O Tribunal de Justiça do Estado do Rio de Janeiro até mesmo já aplicou lei estrangeira mais benéfica em seus julgados.

Inventário. Esboço de partilha. Falecido e ascendentes portugueses. Cônjuge meeira. Critério na divisão dos bens. Constituição Federal, art. 5º XXXI. Segundo o cânone constitucional que rege a quaestio (cf. Art. 5º,XXXI) a presença de estrangeiros em sucessão causa mortis, exige melhor estudo para o juiz solucionar os conflitos surgidos sobre a possibilidade de aplicação da lei de países distintos. O texto em comento oferece duas soluções a prevalecer aquela que for mais favorável ao cônjuge ou aos seus filhos brasileiros (RIBEIRO BASTOS, Celso inComentários à Constituição do Brasil, 2° vol, p. 152), In casu, sendo o falecido e seus pais portugueses e a cônjuge sobrevivente brasileira aplica-se o art. 2.142 do Código Civil Português, por ser este mais favorável ao cônjuge, a qual será beneficiada com 2/3 dos bens, e os pais do falecido com 1/3. (Ap, Cível 14.153/98, 3ª Câmara Cível, Relatar Des. Hudson Lourenço. Ementário n.17, de 20/09/99. Íntegra do acórdão com a autora. apud ARAÚJO, 2011, p. 503).

2.5  Quem pode herdar

Em se tratando de legitimidade para suceder, se aplicável a lei brasileira, observa-se a norma do Código Civil (2002):

Art. 1.798. Legitimam-se a suceder as pessoas nascidas ou já concebidas no momento da abertura da sucessão.

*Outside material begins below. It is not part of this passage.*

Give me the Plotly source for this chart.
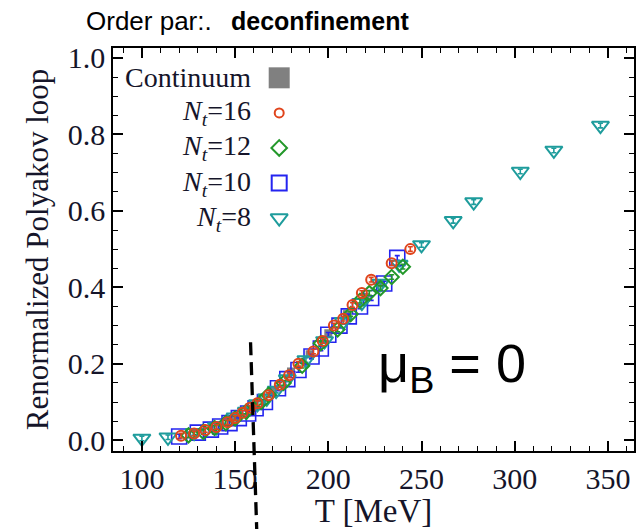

Art. 1.799. Na sucessão testamentária podem ainda ser chamados a suceder:

I - os filhos, ainda não concebidos, de pessoas indicadas pelo testador, desde que vivas estas ao abrir-se a sucessão;

II - as pessoas jurídicas;

III - as pessoas jurídicas, cuja organização for determinada pelo testador sob a forma de fundação.

Caso seja aplicável a lei estrangeira do domicílio do de cujus, deve-se observar o que dispõe tal lei quanto à legitimidade dos sucessores. Entretanto, uma vez definido pela lei do domicílio do autor da herança aqueles que têm a qualidade de herdeiro, deve-se buscar estabelecer em seguida aqueles que possuem capacidade sucessória.

Para isso não será mais aplicável a lex domicilii do de cujus, mas a lei do domicílio do próprio herdeiro:

Art. 7º A lei do país em que domiciliada a pessoa determina as regras sobre o começo e o fim da personalidade, o nome, a capacidade e os direitos de família.